Friday, November 7, 2008

Missed chance

The Patriots missed out on an opportunity to add a significant infusion of talent into their depleted secondary.

DeAngelo Hall, the Pro Bowl cornerback cut by the Raiders for some mysterious reason, ended his brief unemployment by signing with the Redskins on Friday. During his two days on the market, the 24-year-old was recruited heavily by teams including the New Orleans Saints, Pittsburgh Steelers and Patriots.

It's very possible that Hall was unattainable from the start. He's a Virginia product, and enjoyed a successful college career at Virginia Tech. Hearing the call from Washington, the team closest to his home state, may have been all he wanted to hear.

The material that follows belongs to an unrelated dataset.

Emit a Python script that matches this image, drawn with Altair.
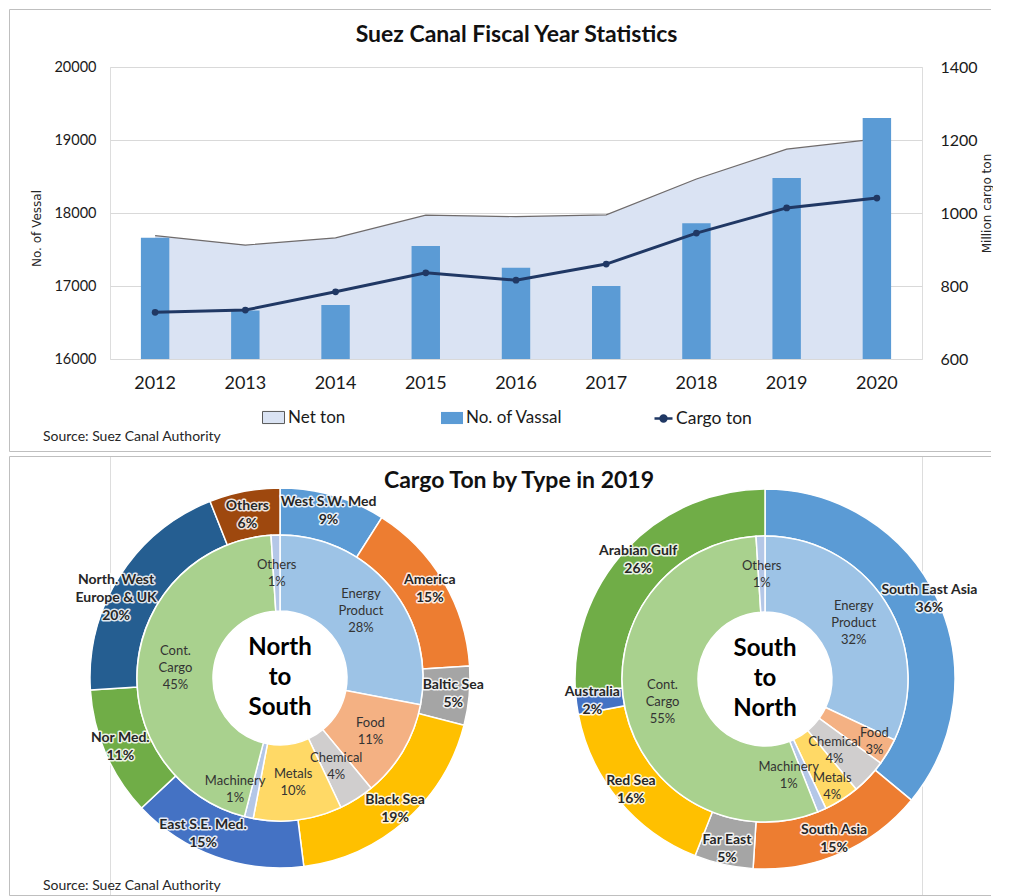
import altair as alt
import pandas as pd

# ---------------- data ----------------
years = ["2012", "2013", "2014", "2015", "2016", "2017", "2018", "2019", "2020"]
vessels = [17662, 16665, 16740, 17548, 17250, 17000, 17860, 18480, 19300]
cargo_ton = [728, 734, 784, 836, 816, 860, 945, 1014, 1041]
net_ton = [938, 912, 932, 994, 990, 995, 1093, 1175, 1203]

ns_region_names = ["West S.W. Med", "America", "Baltic Sea", "Black Sea", "East S.E. Med.",
                   "Nor Med.", "North. West\nEurope & UK", "Others"]
ns_region_pct = [9, 15, 5, 19, 15, 11, 20, 6]
ns_type_names = ["Energy\nProduct", "Food", "Chemical", "Metals", "Machinery", "Cont.\nCargo", "Others"]
ns_type_pct = [28, 11, 4, 10, 1, 45, 1]

sn_region_names = ["South East Asia", "South Asia", "Far East", "Red Sea", "Australia", "Arabian Gulf"]
sn_region_pct = [36, 15, 5, 16, 2, 26]
sn_type_names = ["Energy\nProduct", "Food", "Chemical", "Metals", "Machinery", "Cont.\nCargo", "Others"]
sn_type_pct = [32, 3, 4, 4, 1, 55, 1]

ns_region_colors = ["#5b9bd5", "#ed7d31", "#a5a5a5", "#ffc000", "#4472c4", "#70ad47", "#255e91", "#9e480e"]
sn_region_colors = ["#5b9bd5", "#ed7d31", "#a5a5a5", "#ffc000", "#4472c4", "#70ad47"]
type_colors = ["#9dc3e6", "#f4b183", "#d0cece", "#ffd966", "#b4c7e7", "#a9d18e", "#b4c7e7"]

FONT = "Lato"
TXT = "#1a1a1a"
BORDER = "#bfbfbf"
dummy = pd.DataFrame({"k": [0]})

# layout (pixels relative to each panel's plot origin)
LEFT_EDGE = -100.5
RIGHT_EDGE = 881

# ---------------- top chart ----------------
top_df = pd.DataFrame({"year": years, "vessels": vessels, "cargo": cargo_ton, "net": net_ton})

X = alt.X("year:O",
          scale=alt.Scale(paddingInner=0.685, paddingOuter=0.3425),
          axis=alt.Axis(title=None, labelAngle=0, labelFont=FONT, labelFontSize=18, labelColor=TXT,
                        ticks=False, domain=False, grid=False, labelPadding=15))

right_scale = alt.Scale(domain=[600, 1400], nice=False, zero=False)

area = alt.Chart(top_df).transform_calculate(series="'Net ton'").mark_area(opacity=1).encode(
    x=X,
    y=alt.Y("net:Q", scale=right_scale,
            axis=alt.Axis(orient="right", values=[600, 800, 1000, 1200, 1400], format="d",
                          title="Million cargo ton", titleFont="DejaVu Sans", titleFontSize=12,
                          titleFontWeight="normal", titleColor="#262626", titleAngle=270,
                          titleBaseline="top", titlePadding=4, titleY=136,
                          labelFont=FONT, labelFontSize=16, labelColor=TXT, labelPadding=18,
                          ticks=False, domain=False, grid=False)),
    y2=alt.datum(600),
    color=alt.Color("series:N", scale=alt.Scale(domain=["Net ton"], range=["#dae3f3"]),
                    legend=alt.Legend(orient="none", legendX=152, legendY=339, title=None,
                                      symbolType="M-1,-0.55H1V0.55H-1Z", symbolSize=484,
                                      symbolStrokeColor="#595959", symbolStrokeWidth=1,
                                      labelFont=FONT, labelFontSize=17, labelColor=TXT,
                                      labelOffset=3, padding=0)),
)

net_line = alt.Chart(top_df).mark_line(color="#6f6b6b", strokeWidth=1.2).encode(
    x=X, y=alt.Y("net:Q", scale=right_scale, axis=None))

bars = alt.Chart(top_df).transform_calculate(series="'No. of Vassal'").mark_bar().encode(
    x=X,
    y=alt.Y("vessels:Q", scale=alt.Scale(domain=[16000, 20000], nice=False, zero=False),
            axis=alt.Axis(orient="left", values=[16000, 17000, 18000, 19000, 20000], format="d",
                          title="No. of Vessal", titleFont="DejaVu Sans", titleFontSize=12,
                          titleFontWeight="normal", titleColor="#262626", titlePadding=10, titleY=161,
                          labelFont=FONT, labelFontSize=14.5, labelColor=TXT, labelPadding=14,
                          ticks=False, domain=False, grid=True, gridColor="#d9d9d9", gridWidth=1)),
    y2=alt.datum(16000),
    color=alt.Color("series:N", scale=alt.Scale(domain=["No. of Vassal"], range=["#5b9bd5"]),
                    legend=alt.Legend(orient="none", legendX=330, legendY=339, title=None,
                                      symbolType="M-1,-0.55H1V0.55H-1Z", symbolSize=484,
                                      labelFont=FONT, labelFontSize=17, labelColor=TXT,
                                      labelOffset=2, padding=0)),
)

cargo = alt.Chart(top_df).transform_calculate(series="'Cargo ton'").mark_line(
    strokeWidth=3, point=alt.OverlayMarkDef(filled=True, size=45)).encode(
    x=X,
    y=alt.Y("cargo:Q", scale=right_scale, axis=None),
    color=alt.Color("series:N", scale=alt.Scale(domain=["Cargo ton"], range=["#203864"]),
                    legend=alt.Legend(orient="none", legendX=543, legendY=341, title=None,
                                      symbolType="M-1,0H1M0.33,0A0.33,0.33,0,1,1,-0.33,0A0.33,0.33,0,1,1,0.33,0Z",
                                      symbolSize=324, symbolStrokeWidth=2.5,
                                      symbolFillColor="#203864", symbolStrokeColor="#203864",
                                      labelFont=FONT, labelFontSize=17.5, labelColor=TXT,
                                      labelOffset=2, padding=0)),
)

top_title = alt.Chart(dummy).mark_text(text="Suez Canal Fiscal Year Statistics", font=FONT, fontSize=23,
                                       fontWeight="bold", color="#111111", align="center",
                                       baseline="middle").encode(x=alt.value(406.5), y=alt.value(-32))
top_source = alt.Chart(dummy).mark_text(text="Source: Suez Canal Authority", font=FONT, fontSize=14,
                                        color="#262626", align="left", baseline="middle").encode(
    x=alt.value(-67), y=alt.value(370))

rule = dict(color=BORDER, strokeWidth=1)
top_left = alt.Chart(dummy).mark_rule(**rule).encode(x=alt.value(LEFT_EDGE), y=alt.value(-57.5), y2=alt.value(384.5))
top_top = alt.Chart(dummy).mark_rule(**rule).encode(x=alt.value(LEFT_EDGE), x2=alt.value(RIGHT_EDGE), y=alt.value(-57.5))
top_bottom = alt.Chart(dummy).mark_rule(**rule).encode(x=alt.value(LEFT_EDGE), x2=alt.value(RIGHT_EDGE), y=alt.value(384.5))

top = alt.layer(area, net_line, bars, cargo, top_title, top_source, top_left, top_top, top_bottom).resolve_scale(
    y="independent", color="independent").properties(width=812, height=292)

# ---------------- bottom chart ----------------
THETA = alt.Scale(domain=[0, 100])


def ring_frame(names, pct):
    return pd.DataFrame({"idx": list(range(len(names))), "name": names, "value": pct,
                         "label": [f"{n}\n{p}%" for n, p in zip(names, pct)]})


def ring_arcs(df, colors, cx, cy, r0, r1):
    return alt.Chart(df).mark_arc(innerRadius=r0, outerRadius=r1, stroke="white", strokeWidth=1.5).encode(
        x=alt.value(cx), y=alt.value(cy),
        theta=alt.Theta("value:Q", stack=True, scale=THETA),
        color=alt.Color("name:N", scale=alt.Scale(domain=list(df["name"]), range=colors), legend=None),
        order=alt.Order("idx:Q", sort="ascending"),
    )


def ring_labels(df, cx, cy, radius, nudges, size, lh, bold, halo):
    base = alt.Chart(df).transform_window(
        cum="sum(value)", sort=[alt.SortField("idx", order="ascending")], frame=[None, 0]
    ).transform_calculate(mid="datum.cum - datum.value / 2")
    groups = {}
    for i, (name, lab) in enumerate(zip(df["name"], df["label"])):
        ndx, ndy = nudges.get(name, (0, 0))
        lines = lab.count("\n") + 1
        key = (ndx, ndy - (lines - 1) * lh / 2)
        groups.setdefault(key, []).append(i)
    layers = []
    for (dx, dy), idxs in groups.items():
        sub = base.transform_filter(f"indexof({idxs}, datum.idx) >= 0")
        common = dict(radius=radius, dx=dx, dy=dy, lineBreak="\n", font=FONT, fontSize=size,
                      fontWeight="bold" if bold else "normal", align="center", baseline="middle",
                      lineHeight=lh)
        enc = dict(x=alt.value(cx), y=alt.value(cy),
                   theta=alt.Theta("mid:Q", scale=THETA), text=alt.Text("label:N"))
        if halo:
            layers.append(sub.mark_text(color="white", stroke="white", strokeWidth=3, strokeJoin="round",
                                        opacity=0.85, **common).encode(**enc))
        layers.append(sub.mark_text(color="#262626" if bold else "#333333", **common).encode(**enc))
    return layers


LCX, LCY = 170, 222
RCX, RCY = 655, 223
R_HOLE, R_SPLIT, R_OUT = 67, 143, 190

ns_out = ring_frame(ns_region_names, ns_region_pct)
ns_in = ring_frame(ns_type_names, ns_type_pct)
sn_out = ring_frame(sn_region_names, sn_region_pct)
sn_in = ring_frame(sn_type_names, sn_type_pct)

layers = [
    ring_arcs(ns_out, ns_region_colors, LCX, LCY, R_SPLIT, R_OUT),
    ring_arcs(ns_in, type_colors, LCX, LCY, R_HOLE, R_SPLIT),
    ring_arcs(sn_out, sn_region_colors, RCX, RCY, R_SPLIT, R_OUT),
    ring_arcs(sn_in, type_colors, RCX, RCY, R_HOLE, R_SPLIT),
]
layers += ring_labels(ns_out, LCX, LCY, 174,
                      {"East S.E. Med.": (-18, -8), "North. West\nEurope & UK": (-17, 13), "Others": (0, 8)},
                      14, 18, True, True)
layers += ring_labels(ns_in, LCX, LCY, 105, {"Machinery": (-22, 9)}, 13, 17, False, False)
layers += ring_labels(sn_out, RCX, RCY, 174, {"South East Asia": (7, -6)}, 14, 18, True, True)
layers += ring_labels(sn_in, RCX, RCY, 105,
                      {"Food": (19, 9), "Chemical": (-7, 0), "Metals": (11, 19), "Machinery": (-18, 0)},
                      13, 17, False, False)

center_style = dict(font=FONT, fontSize=24, fontWeight="bold", color="#000000", align="center",
                    baseline="middle", lineBreak="\n", lineHeight=30, dy=-30)
layers.append(alt.Chart(dummy).mark_text(text="North\nto\nSouth", **center_style).encode(
    x=alt.value(LCX), y=alt.value(LCY)))
layers.append(alt.Chart(dummy).mark_text(text="South\nto\nNorth", **center_style).encode(
    x=alt.value(RCX), y=alt.value(RCY)))
layers.append(alt.Chart(dummy).mark_text(text="Cargo Ton by Type in 2019", font=FONT, fontSize=23,
                                         fontWeight="bold", color="#111111", align="center",
                                         baseline="middle").encode(x=alt.value(409), y=alt.value(25)))
layers.append(alt.Chart(dummy).mark_text(text="Source: Suez Canal Authority", font=FONT, fontSize=14,
                                         color="#262626", align="left", baseline="middle").encode(
    x=alt.value(-67), y=alt.value(430)))
layers.append(alt.Chart(dummy).mark_rule(**rule).encode(x=alt.value(LEFT_EDGE), y=alt.value(0.5), y2=alt.value(439.5)))
layers.append(alt.Chart(dummy).mark_rule(**rule).encode(x=alt.value(LEFT_EDGE), x2=alt.value(RIGHT_EDGE), y=alt.value(0.5)))
layers.append(alt.Chart(dummy).mark_rule(**rule).encode(x=alt.value(LEFT_EDGE), x2=alt.value(RIGHT_EDGE), y=alt.value(439.5)))

bottom = alt.layer(*layers).resolve_scale(color="independent").properties(width=812, height=440)

chart = alt.vconcat(top, bottom, spacing=2).properties(padding=0).configure_view(
    strokeWidth=0).configure(font=FONT)

chart.save("out.html", embed_options={"renderer": "svg", "actions": False})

Throw in the fact that the Redskins are a legitimate playoff threat, and the deal may have been done.

But assuming that wasn't the case, and Hall was weighing his options, the Patriots dropped a golden opportunity. At this point, New England is looking for bodies to put into red, white, blue and silver and stick in the secondary. Between Super Bowl XLII and the start of the season, the Patriots saw Asante Samuel, Randall Gay, Eugene Wilson, Tank Williams, Jason Webster and John Lynch depart via free agency, release or injury. During the season, that list has grown to include Rodney Harrison, for the season, and Terrence Wheatley.

Along came a chance to get a mega-talented corner, at the peak of his game, who still managed 43 tackles and three interceptions playing half-heartedly for an embarrassment. In New England's secondary, Hall would have brought his ball-hawk skills and blazing speed to a cornerback position that, joined with Deltha O'Neal, Ellis Hobbs and Jason Webster (resigned), would have become one of the fastest units in the league.

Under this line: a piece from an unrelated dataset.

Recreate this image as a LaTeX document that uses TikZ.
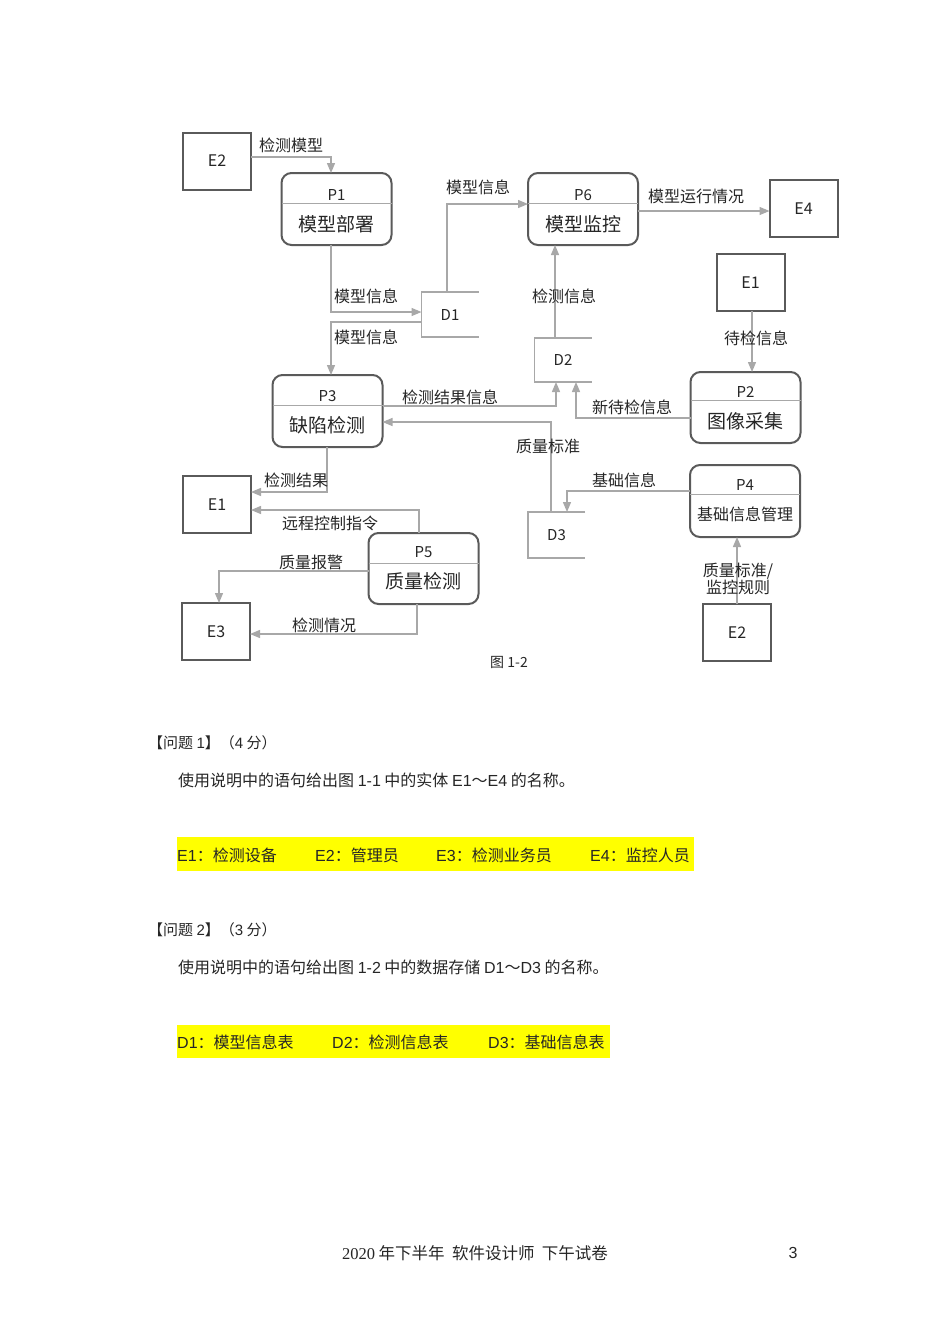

Remember those long bombs that tore apart the Patriots at San Diego? And those slot passes to Anthony Gonzalez that resulted in both touchdowns for Indianapolis? Those passes are a lot riskier with Hall out there, who, while not a physical presence, often is an interception waiting to happen.

Of course, with Hall, there is the attitude problem to account for. But according to his Raider teammates, he couldn't have been too hard to stand. Besides, many of the Patriots' biggest acquisitions (Corey Dillon and Randy Moss spring to mind) were branded chemistry cancers also, before turning it around to post Pro Bowl-caliber seasons.

The common denominator? Players come to play for Bill Belichick. When players join the Patriots, they convert to the Patriot way. Shut your mouth, do your job and play.

DeAngelo Hall won't be doing that for the Patriots this season. It might have made life easier for Belichick and Co. if he were.